A descriptive API is the most frequently used, and we drafted RIAPI to standardize the basics.
Among the many shiny advanced features that I've published over the years, a couple have stood out as particularly useful and popular with end-users.
- Whitespace cropping - Apply an energy filter (factoring in all 4 channels!) and then crop off most of the non-energy bounds below a threshold. This saves tremendous time for all e-commerce users.
- Face-aware cropping - Any user profile photo will need to be cropped to multiple aspect ratios, in order to meet native app and constrained space needs. Face detection can be extremely fast (particularly if your scaling algorithm is fast), and this permits the server to make smart choices about where to center the crop (or if padding is required!).
The former (whitespace cropping) doesn't require any dependencies. The latter, face rectangle detection may or may not be easily extracted from OpenCV/ccv; this might involve a dependency. The data set is also several megabytes, so it justifies a separate assembly anyway.
There are not many great textbooks on the subject. Here are some from my personal bookshelf. Between them (and Wikipedia) I was able to put together about 60% of the knowledge I needed; the rest I found by reading the source code to many popular image processing libraries.
I would start by reading Principles of Digital Image Processing: Core Algorithms front-to-back, then Digital Image Warping. Wikipedia is also good, although the relevant pages are not linked or categorized together - use specific search terms, like "bilinear interpolation" and "Lab color space".
- Digital Image Warping
- Computer Graphics: Principles and Practice in C (2nd Edition)
- Principles of Digital Image Processing: Fundamental Techniques
- Principles of Digital Image Processing: Core Algorithms
- Principles of Digital Image Processing: Advanced Methods
The Graphics Gems series is great for optimization inspiration:
Also, I made some notes regarding issues to be aware of when creating an imaging library.
I'm not aware of any implementations of (say, resampling) that are completely correct. Very recent editions of ImageMagick are very close, though. Most offer a wide selection of 'filters', but fail to scale/truncate the input or output offsets appropriately, and the resulting error is usually greater than the difference between the filters.
I have found the source code for OpenCV, LibGD, FreeImage, Libvips, Pixman, Cairo, ImageMagick, stb_image, Skia, and FrameWave is very useful for understanding real-world implementations and considerations.

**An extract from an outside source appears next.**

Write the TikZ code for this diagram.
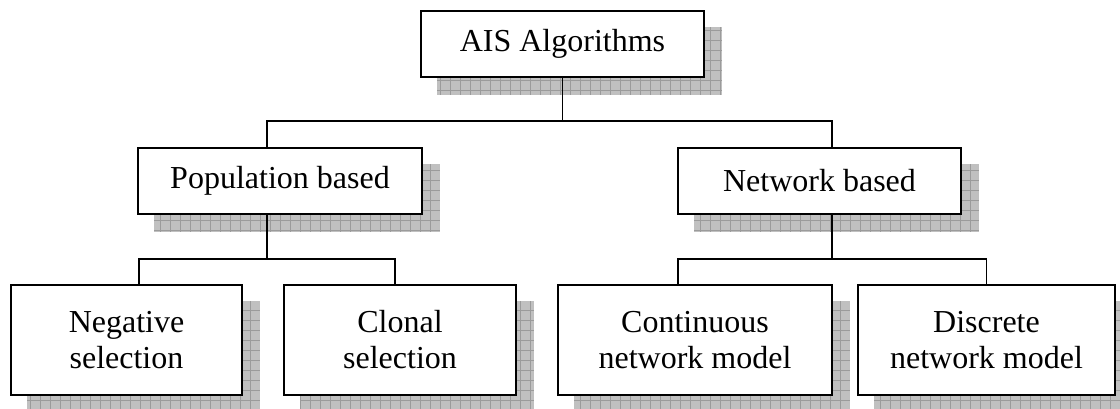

Most textbooks assume an infinite plane, ignore off-by-one errors, floating-point limitations, color space accuracy, and operational symmetry within a bounded region. I cannot recommend any textbook as an accurate reference, only as a conceptual starting point.
Also, keep in mind that computer vision is very different from image creation. In computer vision, resampling accuracy matters very little, for example. But in image creation, you are serving images to photographers, people with far keener visual perception than the average developer. The images produced will be rendered side-by-side with other CSS and images, and the least significant bit of inaccuracy is quite visible. You are competing with Lightroom; with offline tools that produce visually perfect results. End-user software will be discarded if photographers feel it is corrupting their work.